Tenet stock was up $1.51, or 9.3 percent, at $17.84 in midday New York Stock Exchange trade.

CIBC World Markets analyst Charles Lynch said Tenet's statement that it repurchased 10 million shares last week alleviated investor fears.

"That's a decent amount of money to commit," Lynch said. "It provides better direction than before that the company would be willing to commit capital to buying its own stock."

This comes after a series of negative events slashed more than 60 percent of the company's market value since Oct. 25.

Tenet said it does not know whether the SEC plans to launch a formal investigation.

The No. 2 U.S. hospital chain behind HCA Inc. said the SEC called the informal meeting last week to discuss various matters, including its past high volume of "outlier" billings — above-average charges for exceptional levels of care to patients — to Medicare.

The company said it expects auditors from the Department of Health and Human Services to spend several months reviewing the way Tenet billed the Medicare program and that it also expects additional regulatory scrutiny of its affairs.

Tenet said it did not know how many of its hospitals will be audited, but the focus would be on those receiving the highest outlier payments.

Auditors "would first test an audit tool at a single Tenet hospital and then would expand to a sampling of other Tenet hospitals," the company said.

Tenet acknowledged that an "aggressive" pricing strategy led to high outlier payments that represented about $763 million in revenue for the fiscal year ended May.

The company also said the SEC meeting focused on the unusually high trading volume of its stock.

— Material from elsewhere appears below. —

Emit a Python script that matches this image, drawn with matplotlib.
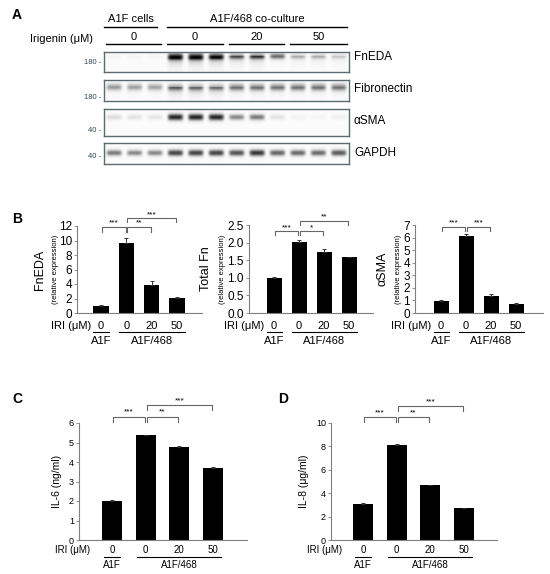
import numpy as np
import matplotlib
matplotlib.use('Agg')
import matplotlib.pyplot as plt
from matplotlib.transforms import blended_transform_factory

plt.rcParams['font.family'] = ['Liberation Sans', 'DejaVu Sans']

W, H = 550, 574

# ---- data ----
doses = ['0', '0', '20', '50']
groups = ['A1F', 'A1F/468']

fneda = [1.0, 9.7, 3.8, 2.1]
fneda_err = [0.05, 0.6, 0.55, 0.15]
total_fn = [1.0, 2.01, 1.72, 1.58]
total_fn_err = [0.02, 0.06, 0.1, 0.02]
asma = [0.98, 6.1, 1.38, 0.69]
asma_err = [0.08, 0.2, 0.15, 0.1]
il6 = [2.02, 5.37, 4.77, 3.71]
il6_err = [0.02, 0.04, 0.03, 0.02]
il8 = [3.08, 8.14, 4.67, 2.72]
il8_err = [0.04, 0.06, 0.05, 0.04]

# blot band darkness per lane (12 lanes)
fneda_band = [0.04, 0.04, 0.04, 0.85, 0.85, 0.8, 0.5, 0.55, 0.6, 0.28, 0.28, 0.2]
fneda_smear = [0.03, 0.03, 0.03, 0.7, 0.7, 0.6, 0.38, 0.42, 0.1, 0.2, 0.2, 0.16]
fn_band = [0.45, 0.43, 0.42, 0.42, 0.38, 0.38, 0.5, 0.5, 0.52, 0.52, 0.52, 0.52]
fn_smear = [0.06, 0.06, 0.06, 0.4, 0.4, 0.36, 0.2, 0.2, 0.16, 0.16, 0.16, 0.16]
asma_band = [0.22, 0.18, 0.17, 0.9, 0.9, 0.9, 0.55, 0.6, 0.18, 0.08, 0.05, 0.1]
gapdh_band = [0.6, 0.55, 0.55, 0.8, 0.8, 0.8, 0.75, 0.85, 0.68, 0.66, 0.66, 0.72]

fig = plt.figure(figsize=(5.5, 5.74), dpi=100)


def box(l, t, r, b):
    return [l / W, 1 - b / H, (r - l) / W, (b - t) / H]


def fx(x):
    return x / W


def fy(y):
    return 1 - y / H


# ---- panel letters ----
for lt, x, y in [('A', 12, 15), ('B', 12, 219), ('C', 12, 399), ('D', 278, 399)]:
    fig.text(fx(x), fy(y), lt, fontsize=10, fontweight='bold', va='center')

# ---- panel A: blot ----
fig.text(fx(131), fy(19), 'A1F cells', fontsize=8, ha='center', va='center')
fig.text(fx(257), fy(19), 'A1F/468 co-culture', fontsize=8, ha='center', va='center')
fig.text(fx(93), fy(39), 'Irigenin (μM)', fontsize=8, ha='right', va='center')
for x0, x1, y in [(104, 157, 27), (167, 347, 27)]:
    fig.add_artist(plt.Line2D([fx(x0), fx(x1)], [fy(y), fy(y)], color='black', lw=1))
for lab, x0, x1 in [('0', 106, 161), ('0', 167, 223), ('20', 229, 284), ('50', 290, 347)]:
    fig.text(fx((x0 + x1) / 2), fy(37), lab, fontsize=8, ha='center', va='center')
    fig.add_artist(plt.Line2D([fx(x0), fx(x1)], [fy(44), fy(44)], color='black', lw=1))

blots = [
    ('FnEDA', 52, 72, fneda_band, fneda_smear, 0.2, 0.09, 57, '180 -', 63),
    ('Fibronectin', 80, 101, fn_band, fn_smear, 0.33, 0.11, 89, '180 -', 97),
    ('αSMA', 109, 136, asma_band, [0.0] * 12, 0.3, 0.07, 121, '40 -', 131),
    ('GAPDH', 143, 164, gapdh_band, [0.0] * 12, 0.47, 0.09, 153, '40 -', 156),
]
for name, top, bot, band, smear, yc, sig, ty, mw, mwy in blots:
    ax = fig.add_axes(box(104, top, 349, bot))
    u = np.linspace(0, 12, 12 * 40, endpoint=False) + 0.0125
    v = np.linspace(0, 1, (bot - top) * 6)
    lane = np.floor(u).astype(int)
    f = u - lane - 0.5
    hmask = np.exp(-(np.abs(f) / 0.39) ** 6)
    V = v[:, None]
    b = np.array(band)[lane][None, :]
    s = np.array(smear)[lane][None, :]
    wid = sig * (1 + 0.4 * b)
    prof = b * np.exp(-0.5 * ((V - yc) / wid) ** 2)
    tail = s * np.exp(-(V - yc) / 0.3) * (V > yc)
    img = np.clip(prof + tail, 0, 1) * hmask[None, :] + 0.03
    ax.imshow(img, cmap='Greys', vmin=0, vmax=1.05, aspect='auto',
              extent=(0, 12, 1, 0), interpolation='bilinear')
    ax.set_xticks([])
    ax.set_yticks([])
    for sp in ax.spines.values():
        sp.set_color('#5c6b70')
        sp.set_linewidth(1)
    fig.text(fx(354), fy(ty), name, fontsize=8.5, va='center')
    fig.text(fx(101), fy(mwy), mw, fontsize=5.5, ha='right', va='center', color='#2f4a55')


# ---- bar panels ----
def bar_panel(rect, xlim, vals, errs, ylim, ticks, fmt, ylab, brackets,
              fs, y_row, y_line, y_grp, ylab_x, sub_x=None,
              ul=(0.3, 0.3), tick_fs=None, lab_fs=None, iri_x=-0.38):
    ax = fig.add_axes(box(*rect))
    x = np.arange(len(vals))
    ax.bar(x, vals, width=0.6, color='black', zorder=2)
    ax.errorbar(x, vals, yerr=[np.zeros(len(errs)), errs], fmt='none',
                ecolor='#333333', elinewidth=0.7, capsize=1.5, capthick=0.7, zorder=3)
    ax.set_xlim(*xlim)
    ax.set_ylim(*ylim)
    ax.set_yticks(ticks)
    ax.set_yticklabels([fmt.format(t) for t in ticks], fontsize=tick_fs or fs)
    ax.set_xticks([])
    for k in ['top', 'right']:
        ax.spines[k].set_visible(False)
    for k in ['left', 'bottom']:
        ax.spines[k].set_color('#7f7f7f')
        ax.spines[k].set_linewidth(0.8)
    ax.tick_params(axis='y', length=2.5, width=0.6, color='#7f7f7f', pad=1.2)
    ax.patch.set_alpha(0)

    tr = blended_transform_factory(ax.transData, fig.transFigure)
    for xi, d in zip(x, doses):
        ax.text(xi, fy(y_row), d, fontsize=fs, ha='center', va='center', transform=tr)
    ax.text(iri_x, fy(y_row), 'IRI (μM)', fontsize=fs, ha='right', va='center', transform=tr)
    ax.plot([0 - ul[0], 0 + ul[0]], [fy(y_line)] * 2, color='black', lw=0.8,
            transform=tr, clip_on=False)
    ax.plot([1 - ul[1], 3 + ul[1]], [fy(y_line)] * 2, color='black', lw=0.8,
            transform=tr, clip_on=False)
    ax.text(0, fy(y_grp), groups[0], fontsize=fs, ha='center', va='center', transform=tr)
    ax.text(2, fy(y_grp), groups[1], fontsize=fs, ha='center', va='center', transform=tr)

    trl = blended_transform_factory(fig.transFigure, ax.transAxes)
    ax.text(fx(ylab_x), 0.5, ylab, rotation=90, fontsize=lab_fs or fs + 0.5,
            ha='center', va='center', transform=trl)
    if sub_x is not None:
        ax.text(fx(sub_x), 0.5, '(relative expression)', rotation=90, fontsize=5.5,
                ha='center', va='center', transform=trl)

    for i, j, yl, yb, ys, star in brackets:
        ax.plot([i + 0.03, i + 0.03, j - 0.03, j - 0.03], [yb, yl, yl, yb],
                color='#666666', lw=0.8, clip_on=False)
        ax.text((i + j) / 2, ys, star, fontsize=6, ha='center', va='center',
                clip_on=False)
    return ax


bar_panel((77, 226, 202, 313), (-0.95, 3.99), fneda, fneda_err, (0, 12),
          [0, 2, 4, 6, 8, 10, 12], '{:g}', 'FnEDA',
          [(0, 1, 11.8, 11.2, 12.4, '***'), (1, 2, 11.8, 11.2, 12.4, '**'),
           (1, 3, 13.1, 12.5, 13.5, '***')],
          8, 326, 332, 341, 40, 55.5, tick_fs=8.5, lab_fs=9)

bar_panel((249, 225, 373, 313), (-1.0, 3.96), total_fn, total_fn_err, (0, 2.5),
          [0, 0.5, 1.0, 1.5, 2.0, 2.5], '{:.1f}', 'Total Fn',
          [(0, 1, 2.34, 2.22, 2.43, '***'), (1, 2, 2.34, 2.22, 2.43, '*'),
           (1, 3, 2.62, 2.5, 2.72, '**')],
          8, 326, 332, 341, 206, 222.5, tick_fs=8.5, lab_fs=9)

bar_panel((415, 225, 543, 313), (-1.04, 4.08), asma, asma_err, (0, 7),
          [0, 1, 2, 3, 4, 5, 6, 7], '{:g}', 'αSMA',
          [(0, 1, 6.86, 6.52, 7.18, '***'), (1, 2, 6.86, 6.52, 7.18, '***')],
          8, 326, 332, 341, 383, 399, tick_fs=8.5, lab_fs=9)

bar_panel((79, 423, 247, 540), (-0.98, 4.01), il6, il6_err, (0, 6),
          [0, 1, 2, 3, 4, 5, 6], '{:g}', 'IL-6 (ng/ml)',
          [(0, 1, 6.31, 6.05, 6.56, '***'), (1, 2, 6.31, 6.05, 6.56, '**'),
           (1, 3, 6.92, 6.67, 7.13, '***')],
          7, 550, 556.5, 564.5, 57, ul=(0.24, 0.25), tick_fs=6.5, lab_fs=7.5,
          iri_x=-0.66)

bar_panel((331, 423, 497, 540), (-0.95, 3.98), il8, il8_err, (0, 10),
          [0, 2, 4, 6, 8, 10], '{:g}', 'IL-8 (μg/ml)',
          [(0, 1, 10.49, 10.09, 10.83, '***'), (1, 2, 10.49, 10.09, 10.83, '**'),
           (1, 3, 11.45, 11.05, 11.82, '***')],
          7, 550, 556.5, 564.5, 304, ul=(0.24, 0.25), tick_fs=6.5, lab_fs=7.5,
          iri_x=-0.62)

fig.savefig('out.png', dpi=100)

It said regulators asked whether it knew of unusual trading by third parties before Tenet's announcements.

After the repurchase of 10 million shares, Tenet said it will not enter the market to repurchase its own stock until after it announces second-quarter results in early January.

The company said it is in full compliance with its credit agreements and has generated $2.5 billion in operating cash flow and $1.6 billion in free cash flow for the 12 months ended in August.